Assessment of peripheral enthesitis in the spondylarthropathies by ultrasonography combined with power Doppler: A cross-sectional study.
Arthritis Rheum 2003;48:523-33

D'Agostino MA, Said-Nahal R, Hacquard-Bouder C, Brasseur JL, Dougados M, Breban M.
Cochin Hospital, INSERM, CNRS, Universite Rene Descartes, AP-HP, Paris, France.


Objective


To assess the prevalence and severity of peripheral enthesitis among the different subtypes of spondylarthropathy (SpA) by using ultrasonography (US) in B mode with power Doppler.


Methods

One hundred sixty-four consecutive patients with SpA (according to the criteria of the European Spondylarthropathy Study Group) and 64 control patients (34 with mechanical low back pain [MBP] and 30 with rheumatoid arthritis [RA]) underwent US examination of major entheses of their limbs.
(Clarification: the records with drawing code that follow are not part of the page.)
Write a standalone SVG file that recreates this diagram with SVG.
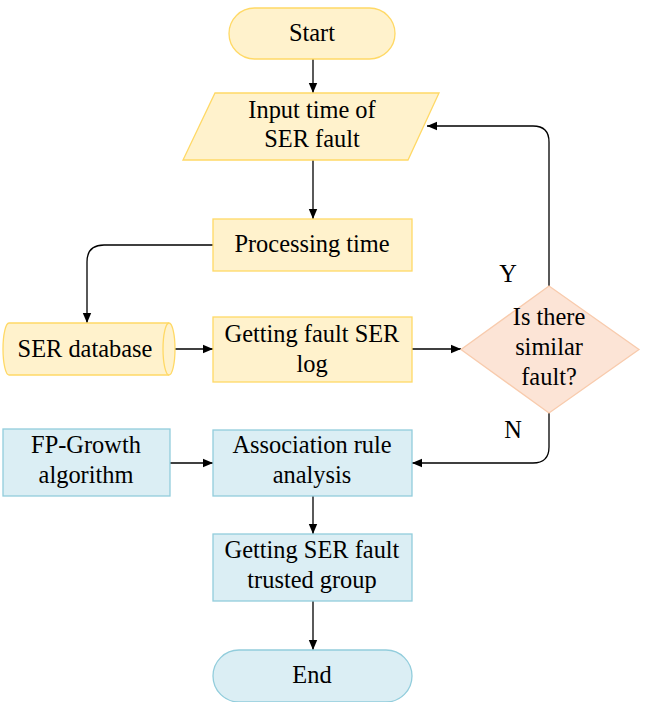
<svg xmlns="http://www.w3.org/2000/svg" width="646" height="702" viewBox="0 0 646 702">
<defs>
<style>
.y{fill:#fff2cc;stroke:#ffd966;stroke-width:1.3}
.b{fill:#dbeef4;stroke:#92cddc;stroke-width:1.3}
.d{fill:#fce4d6;stroke:#f8cbad;stroke-width:1.3}
text{font-family:'Liberation Serif','Times New Roman',serif;font-size:24.4px;fill:#000;text-anchor:middle}
.c{fill:none;stroke:#000;stroke-width:1.3}
</style>
<marker id="ah" viewBox="0 0 10 10" refX="10" refY="5" markerWidth="10" markerHeight="10" markerUnits="userSpaceOnUse" orient="auto">
<path d="M0,0.8 L10,5 L0,9.2 Z" fill="#000"/>
</marker>
</defs>
<rect width="646" height="702" fill="#fff"/>
<g id="connectors">
<line class="c" x1="313" y1="59" x2="313" y2="93" marker-end="url(#ah)"/>
<line class="c" x1="313" y1="160" x2="313" y2="219" marker-end="url(#ah)"/>
<path class="c" d="M213,245 H104 Q87,245 87,262 V323" marker-end="url(#ah)"/>
<line class="c" x1="175" y1="349" x2="213" y2="349" marker-end="url(#ah)"/>
<line class="c" x1="412" y1="349" x2="461" y2="349" marker-end="url(#ah)"/>
<path class="c" d="M549,286 V142 Q549,126 533,126 H427" marker-end="url(#ah)"/>
<path class="c" d="M549,413 V447 Q549,463 533,463 H412" marker-end="url(#ah)"/>
<line class="c" x1="170" y1="463" x2="213" y2="463" marker-end="url(#ah)"/>
<line class="c" x1="313" y1="496" x2="313" y2="534" marker-end="url(#ah)"/>
<line class="c" x1="313" y1="601" x2="313" y2="650" marker-end="url(#ah)"/>
<text x="508" y="282">Y</text>
<text x="513" y="438">N</text>
</g>
<g id="start">
<rect class="y" x="229" y="8" width="166" height="51" rx="25.5"/>
<text x="312" y="41">Start</text>
</g>
<g id="input">
<polygon class="y" points="215,93 439,93 408,160 183,160"/>
<text x="312" y="118">Input time of</text>
<text x="312" y="147">SER fault</text>
</g>
<g id="processing">
<rect class="y" x="213" y="219" width="199" height="52"/>
<text x="312" y="252">Processing time</text>
</g>
<g id="database">
<path class="y" d="M9,323 H169 A6,26 0 0 1 169,375 H9 A6,26 0 0 1 9,323 Z"/>
<path class="y" d="M169,323 A6,26 0 0 0 169,375" fill="none"/>
<text x="85" y="357">SER database</text>
</g>
<g id="getlog">
<rect class="y" x="213" y="317" width="199" height="65"/>
<text x="312" y="342">Getting fault SER</text>
<text x="312" y="372">log</text>
</g>
<g id="decision">
<polygon class="d" points="549,286 639,349.5 549,413 461,349.5"/>
<text x="549" y="325">Is there</text>
<text x="549" y="355">similar</text>
<text x="549" y="385">fault?</text>
</g>
<g id="fpgrowth">
<rect class="b" x="3" y="429" width="167" height="67"/>
<text x="86" y="453">FP-Growth</text>
<text x="86" y="483">algorithm</text>
</g>
<g id="association">
<rect class="b" x="213" y="430" width="199" height="66"/>
<text x="312" y="453">Association rule</text>
<text x="312" y="483">analysis</text>
</g>
<g id="trusted">
<rect class="b" x="213" y="534" width="199" height="67"/>
<text x="312" y="558">Getting SER fault</text>
<text x="312" y="588">trusted group</text>
</g>
<g id="end">
<rect class="b" x="213" y="650" width="199" height="52" rx="26"/>
<text x="312" y="683">End</text>
</g>
</svg>
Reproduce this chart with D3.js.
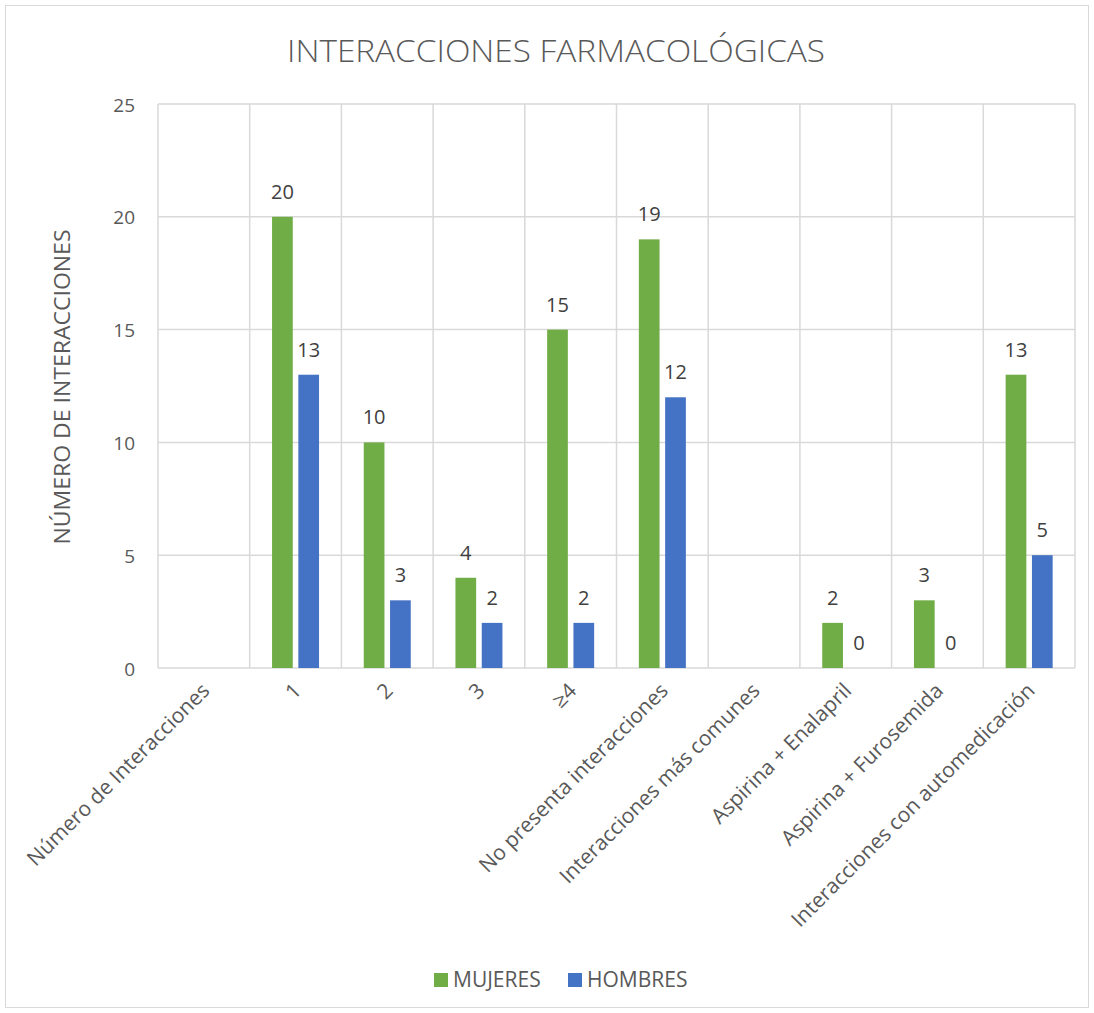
<!DOCTYPE html>
<html>
<head>
<meta charset="utf-8">
<script src="https://cdn.jsdelivr.net/npm/d3@7"></script>
<style>
  html, body { margin: 0; padding: 0; background: #fff; }
  svg { display: block; font-family: "Open Sans", "Noto Sans", sans-serif; }
</style>
</head>
<body>
<svg id="chart" width="1094" height="1013"></svg>
<script>
// Categories along the x axis
const categories = [
  "Número de Interacciones", "1", "2", "3", "≥4",
  "No presenta interacciones", "Interacciones más comunes",
  "Aspirina + Enalapril", "Aspirina + Furosemida",
  "Interacciones con automedicación"
];
// Series values (null = no bar / no label)
const mujeres = [null, 20, 10, 4, 15, 19, null, 2, 3, 13];
const hombres = [null, 13, 3, 2, 2, 12, null, 0, 0, 5];
const seriesNames = ["MUJERES", "HOMBRES"];
const seriesColors = ["#70AD47", "#4472C4"];
const yTicks = [0, 5, 10, 15, 20, 25];

const svg = d3.select("#chart");
const margin = { left: 158, right: 1075, top: 104, bottom: 668 };

// Outer chart frame
svg.append("rect")
  .attr("x", 5.5).attr("y", 5.5)
  .attr("width", 1083).attr("height", 1002)
  .attr("fill", "#fff").attr("stroke", "#D9D9D9").attr("stroke-width", 1);

// Title
svg.append("text")
  .attr("x", 556).attr("y", 62)
  .attr("text-anchor", "middle")
  .attr("font-size", 32)
  .attr("font-weight", 300)
  .attr("fill", "#595959")
  .attr("textLength", 538)
  .attr("lengthAdjust", "spacingAndGlyphs")
  .text("INTERACCIONES FARMACOLÓGICAS");

const x = d3.scaleBand().domain(categories).range([margin.left, margin.right]).paddingInner(0).paddingOuter(0);
const y = d3.scaleLinear().domain([0, 25]).range([margin.bottom, margin.top]);
const barW = 21, barGap = 5;
const xs = d3.scaleBand().domain(seriesNames)
  .range([-(barW + barGap / 2), barW + barGap / 2]).paddingInner(barGap / (barW * 2 + barGap) * 2).paddingOuter(0);

const grid = svg.append("g");
// Horizontal gridlines
grid.selectAll("line.h").data(yTicks).join("line")
  .attr("x1", margin.left).attr("x2", margin.right)
  .attr("y1", d => y(d)).attr("y2", d => y(d))
  .attr("stroke", "#D9D9D9").attr("stroke-width", 1.5);
// Vertical gridlines at category boundaries
const bounds = categories.map(c => x(c)).concat([margin.right]);
grid.selectAll("line.v").data(bounds).join("line")
  .attr("x1", d => d).attr("x2", d => d)
  .attr("y1", margin.top).attr("y2", margin.bottom)
  .attr("stroke", "#D9D9D9").attr("stroke-width", 1.5);

// Y axis tick labels
const yAxis = d3.axisLeft(y).tickValues(yTicks).tickSize(0).tickPadding(0);
const yg = svg.append("g").attr("transform", `translate(135,0)`).call(yAxis);
yg.select(".domain").remove();
yg.selectAll("text").attr("font-size", 19).attr("fill", "#595959")
  .attr("font-family", "Open Sans, sans-serif").attr("dy", 7);

// Y axis title
svg.append("text")
  .attr("transform", `translate(70,${(margin.top + margin.bottom) / 2 + 1}) rotate(-90)`)
  .attr("text-anchor", "middle")
  .attr("font-size", 21)
  .attr("fill", "#595959")
  .attr("textLength", 315)
  .attr("lengthAdjust", "spacingAndGlyphs")
  .text("NÚMERO DE INTERACCIONES");

// X axis labels rotated -45deg
const xAxis = d3.axisBottom(x).tickSize(0).tickPadding(0);
const xg = svg.append("g").attr("transform", `translate(0,${margin.bottom})`).call(xAxis);
xg.select(".domain").remove();
xg.selectAll("text")
  .attr("font-size", 21).attr("fill", "#595959")
  .attr("font-family", "Open Sans, sans-serif")
  .attr("text-anchor", "end")
  .attr("dy", null).attr("y", 0)
  .attr("transform", "translate(7,24) rotate(-45)");

// Bars + data labels
const series = [mujeres, hombres];
series.forEach((vals, si) => {
  const data = categories.map((c, i) => ({ c, v: vals[i] })).filter(d => d.v !== null);
  const g = svg.append("g");
  g.selectAll("rect").data(data).join("rect")
    .attr("x", d => x(d.c) + x.bandwidth() / 2 + xs(seriesNames[si]))
    .attr("width", xs.bandwidth())
    .attr("y", d => y(d.v))
    .attr("height", d => y(0) - y(d.v))
    .attr("fill", seriesColors[si]);
  g.selectAll("text").data(data).join("text")
    .attr("x", d => x(d.c) + x.bandwidth() / 2 + xs(seriesNames[si]) + xs.bandwidth() / 2)
    .attr("y", d => y(d.v) - 18)
    .attr("text-anchor", "middle")
    .attr("font-size", 20)
    .attr("fill", "#404040")
    .text(d => d.v);
});

// Legend
const legend = svg.append("g");
const legendItems = [{ name: seriesNames[0], color: seriesColors[0], x: 434 }, { name: seriesNames[1], color: seriesColors[1], x: 568 }];
legendItems.forEach(it => {
  legend.append("rect").attr("x", it.x).attr("y", 973).attr("width", 14).attr("height", 14).attr("fill", it.color);
  legend.append("text").attr("x", it.x + 19).attr("y", 987)
    .attr("font-size", 21).attr("fill", "#595959").text(it.name);
});
</script>
</body>
</html>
Particular attention was given to the detection of vascularization at the following sites: cortical bone insertion of entheses, junction between tendon and entheses, body of tendon, and bursa.


Results

Abnormal US findings consistent with at least one enthesitis were observed in 161 of 164 SpA patients (98%), affecting 1,131 of 2,952 entheses examined (38%). In contrast, only 132 of 1,152 entheses (11%) were found to be abnormal in 33 of 64 control patients (52%). US enthesitis was most commonly distributed in the distal portion of the lower limbs, irrespective of SpA subtype and of skeletal distribution of clinical symptoms. None of the abnormal entheses in control patients showed vascularization, compared with 916 of 1,131 abnormal entheses in SpA patients (81%), where it was always detected at the cortical bone insertion and sometimes also in the bursa. In SpA patients, the US pattern depended on the clinical presentation, with a higher prevalence of the most severe stages in those with peripheral forms.


Conclusion

US in B mode combined with power Doppler allowed the detection of peripheral enthesitis in a majority of SpA patients, but not in MBP or RA patients. The presence of entheseal involvement was independent of SpA subtype, but its degree of severity appeared to be greater in peripheral forms. US could be very useful for both the diagnosis and the assessment of SpA activity.